A sub-population of 23 patients had elevated CRP levels, and was separated into 2 groups, Meriva (mean age 43.3; 8 females) and control (mean age 44.2; 6 females), to assess the effects of Meriva on CRP levels. Meriva patients experienced a significant decrease in CRP from 168 mg/L at inclusion to a final level of 13.1 mg/L at 3 months, with a significant improvement detected after 2 months. The control group began the trial at 175 mg/L, and at the end of the trial had decreased to only 112 mg/L. The Meriva patients had a significantly greater reduction in CRP levels, which were almost normalized, while in the control group the CRP level remained elevated by the end of the 3-month trial (P<0.05).
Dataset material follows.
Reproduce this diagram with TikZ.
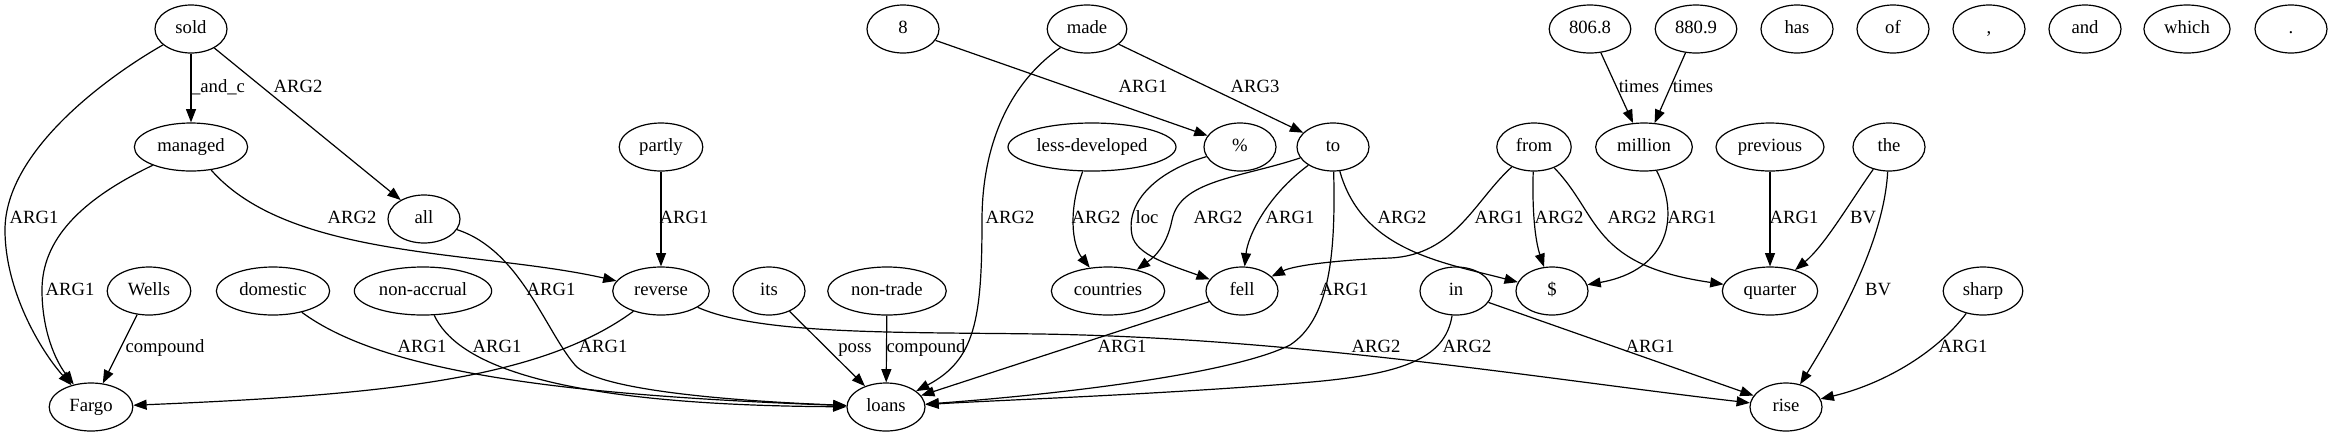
\documentclass[tikz,border=0pt]{standalone}
\usepackage{fontspec}
\setmainfont{Liberation Serif}
\usetikzlibrary{shapes.geometric,arrows.meta}

\begin{document}
\begin{tikzpicture}[x=0.75pt, y=-0.75pt,
    word/.style={ellipse, draw, line width=0.9pt, inner sep=0pt, minimum width=54pt, minimum height=36pt, text height=10pt, text depth=3pt, font=\fontsize{14pt}{16pt}\selectfont},
    rel/.style={-{Triangle[length=10pt,width=7.5pt]}, line width=0.9pt},
    lab/.style={inner sep=0pt, text height=10pt, text depth=3pt, font=\fontsize{14pt}{16pt}\selectfont}]
    % Fix the frame of the picture (coordinates are in pixels of the reference)
    \useasboundingbox (0,0) rectangle (2332,437);

    % Top row of words
    \node[word] (sold) at (191,29) {sold};
    \node[word] (eight) at (903,29) {8};
    \node[word, minimum width=59.7pt] (made) at (1087,29) {made};
    \node[word, minimum width=61.2pt] (n8068) at (1590,29) {806.8};
    \node[word, minimum width=61.2pt] (n8809) at (1696,29) {880.9};
    \node[word] (has) at (1797,29) {has};
    \node[word] (of) at (1893,29) {of};
    \node[word] (comma) at (1989,29) {,};
    \node[word] (and) at (2085,29) {and};
    \node[word, minimum width=64.6pt] (which) at (2187,29) {which};
    \node[word] (period) at (2291,29) {.};

    % Second row
    \node[word, minimum width=85pt] (managed) at (191,147) {managed};
    \node[word, minimum width=62.7pt] (partly) at (661,147) {partly};
    \node[word, minimum width=126pt] (lessdev) at (1092,147) {less-developed};
    \node[word] (pct) at (1240,147) {\%};
    \node[word] (toP) at (1333,147) {to};
    \node[word, minimum width=55.8pt] (fromP) at (1534,147) {from};
    \node[word, minimum width=72.5pt] (million) at (1644,147) {million};
    \node[word, minimum width=81pt] (previous) at (1770,147) {previous};
    \node[word] (the) at (1889,147) {the};

    % The word between the rows
    \node[word] (all) at (424,219) {all};

    % Third row
    \node[word, minimum width=62.7pt] (Wells) at (149,291) {Wells};
    \node[word, minimum width=85pt] (domestic) at (273,291) {domestic};
    \node[word, minimum width=103pt] (nonaccrual) at (423,291) {non-accrual};
    \node[word, minimum width=72.4pt] (reverse) at (661,291) {reverse};
    \node[word] (its) at (769,291) {its};
    \node[word, minimum width=88.9pt] (nontrade) at (887,291) {non-trade};
    \node[word, minimum width=85pt] (countries) at (1108,291) {countries};
    \node[word] (fell) at (1242,291) {fell};
    \node[word] (inP) at (1456,291) {in};
    \node[word] (dollar) at (1552,291) {\$};
    \node[word, minimum width=71.5pt] (quarter) at (1770,291) {quarter};
    \node[word, minimum width=59.7pt] (sharp) at (1983,291) {sharp};

    % Bottom row
    \node[word, minimum width=62.7pt] (Fargo) at (91,407) {Fargo};
    \node[word, minimum width=58.5pt] (loans) at (886,407) {loans};
    \node[word] (rise) at (1786,407) {rise};

    % Relations of sold and managed
    \draw[rel] (sold) -- (managed) node[lab] at (218,88) {\_and\_c};
    \draw[rel] (sold) -- (all) node[lab] at (298,88) {ARG2};
    \draw[rel] (sold) .. controls (110,75) and (5,150) .. (5,230)
        .. controls (5,290) and (40,350) .. (Fargo) node[lab] at (34,219) {ARG1};
    \draw[rel] (managed) .. controls (80,200) and (42,240) .. (42,290)
        .. controls (42,330) and (55,360) .. (Fargo) node[lab] at (70,291) {ARG1};
    \draw[rel] (managed) .. controls (290,260) and (480,250) .. (reverse) node[lab] at (352,219) {ARG2};
    \draw[rel] (Wells) -- (Fargo) node[lab] at (165,348) {compound};

    % Into Fargo and loans from the left
    \draw[rel] (reverse) .. controls (540,380) and (380,395) .. (Fargo) node[lab] at (603,348) {ARG1};
    \draw[rel] (all) .. controls (520,250) and (545,330) .. (575,365)
        .. controls (599,393) and (760,402) .. (loans) node[lab] at (551,291) {ARG1};
    \draw[rel] (domestic) .. controls (380,370) and (550,395) .. (loans) node[lab] at (422,348) {ARG1};
    \draw[rel] (nonaccrual) .. controls (455,360) and (540,405) .. (loans) node[lab] at (497,348) {ARG1};
    \draw[rel] (partly) -- (reverse) node[lab] at (684,219) {ARG1};
    \draw[rel] (reverse) .. controls (760,335) and (900,332) .. (1040,334)
        .. controls (1300,338) and (1550,380) .. (rise) node[lab] at (1376,348) {ARG2};
    \draw[rel] (its) -- (loans) node[lab] at (855,348) {poss};
    \draw[rel] (nontrade) -- (loans) node[lab] at (926,348) {compound};

    % made, 8 and the middle words
    \draw[rel] (made) .. controls (1000,90) and (982,160) .. (982,220)
        .. controls (982,320) and (975,360) .. (loans) node[lab] at (1010,219) {ARG2};
    \draw[rel] (eight) -- (pct) node[lab] at (1143,88) {ARG1};
    \draw[rel] (made) -- (toP) node[lab] at (1255,88) {ARG3};
    \draw[rel] (lessdev) .. controls (1068,210) and (1072,245) .. (countries) node[lab] at (1096,219) {ARG2};
    \draw[rel] (pct) .. controls (1160,170) and (1125,200) .. (1132,235)
        .. controls (1136,255) and (1170,265) .. (fell) node[lab] at (1147,219) {loc};
    \draw[rel] (toP) .. controls (1240,178) and (1180,180) .. (1172,220)
        .. controls (1166,250) and (1150,260) .. (countries) node[lab] at (1218,219) {ARG2};
    \draw[rel] (toP) .. controls (1268,195) and (1248,235) .. (fell) node[lab] at (1290,219) {ARG1};
    \draw[rel] (toP) .. controls (1336,260) and (1328,320) .. (1290,345)
        .. controls (1230,375) and (1050,395) .. (loans) node[lab] at (1344,291) {ARG1};
    \draw[rel] (toP) .. controls (1362,250) and (1440,262) .. (dollar) node[lab] at (1402,219) {ARG2};
    \draw[rel] (fell) -- (loans) node[lab] at (1122,348) {ARG1};

    % from, million and the right side
    \draw[rel] (fromP) .. controls (1475,200) and (1455,255) .. (1390,258)
        .. controls (1340,260) and (1295,265) .. (fell) node[lab] at (1499,219) {ARG1};
    \draw[rel] (fromP) .. controls (1532,210) and (1535,240) .. (dollar) node[lab] at (1559,219) {ARG2};
    \draw[rel] (fromP) .. controls (1600,215) and (1590,265) .. (quarter) node[lab] at (1632,219) {ARG2};
    \draw[rel] (million) .. controls (1680,215) and (1670,270) .. (dollar) node[lab] at (1692,219) {ARG1};
    \draw[rel] (n8068) -- (million) node[lab] at (1639,88) {times};
    \draw[rel] (n8809) -- (million) node[lab] at (1693,88) {times};
    \draw[rel] (previous) -- (quarter) node[lab] at (1794,219) {ARG1};
    \draw[rel] (the) .. controls (1848,205) and (1825,245) .. (quarter) node[lab] at (1863,219) {BV};
    \draw[rel] (the) .. controls (1884,240) and (1840,320) .. (rise) node[lab] at (1878,291) {BV};
    \draw[rel] (inP) .. controls (1445,360) and (1400,375) .. (1300,383)
        .. controls (1150,395) and (1000,400) .. (loans) node[lab] at (1467,348) {ARG2};
    \draw[rel] (inP) -- (rise) node[lab] at (1650,348) {ARG1};
    \draw[rel] (sharp) .. controls (1935,355) and (1880,385) .. (rise) node[lab] at (1963,348) {ARG1};
\end{tikzpicture}
\end{document}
Several other measures were considered as secondary end-points, including emotional wellbeing, decrease in pharmaceutical medication consumption, and digestive disturbances. Emotional wellbeing improved significantly in the Meriva group (from 34.9 to 10.5 [P<0.05]), while it remained constant in the control group. The decrease in digestive problems was 38% in Meriva and 15% in the control group. Analgesic medication (non-steroidal anti-inflammatory drugs, NSAIDs) consumption decreased 63% in the Meriva group compared to 12% in the control group (P<0.05).
Previous research has indicated that this proprietary curcumin-phosphatidylcholine complex had a superior bioavailability to curcumin alone, with an over 20-fold improvement of plasma curcuminoid concentration.¹ The overall results from this new clinical study suggest that Meriva, when integrated with conventional medication, improves the general quality of life of OA patients, decreasing the painful symptoms associated with the disease, improving joint functionality, and reducing the consumption of NSAIDs.
Whether Meriva affects the levels of other inflammatory cytokines, e.g., TNF-alpha, was not investigated in this trial. Such information would have been constructive, as TNF-alpha blocker medications have been approved for this disease. Furthermore, a potential weakness of this study is the lack of a control group taking a non-formulated curcumin extract alone to compare with Meriva. Such direct comparison could help determine the possible superiority of Meriva over a more conventional curcumin extract. The dosage of curcumin in Meriva used in the study (200 mg) was significantly lower than those of unformulated curcumin preparations found clinically active in the treatment of inflammatory diseases (over 1 g).2
—Erin Miner and Mark Blumenthal
- Marczylo TH, Vershoyle RD, Cooke DN, Morazzoni P, Steward WP, Gesher AJ. Comparison of systematic availability of curcumin with that of curcumin formulated with phosphatidylcholine. Cancer Chemother Pharmacol. 2007;60:171-177.
- Surenka JS. Anti-inflammatory properties of curcumin, a major constituent of Curcuma longa: a review of preclinical and clinical research. Altern Med Rev 2009;14:141-153.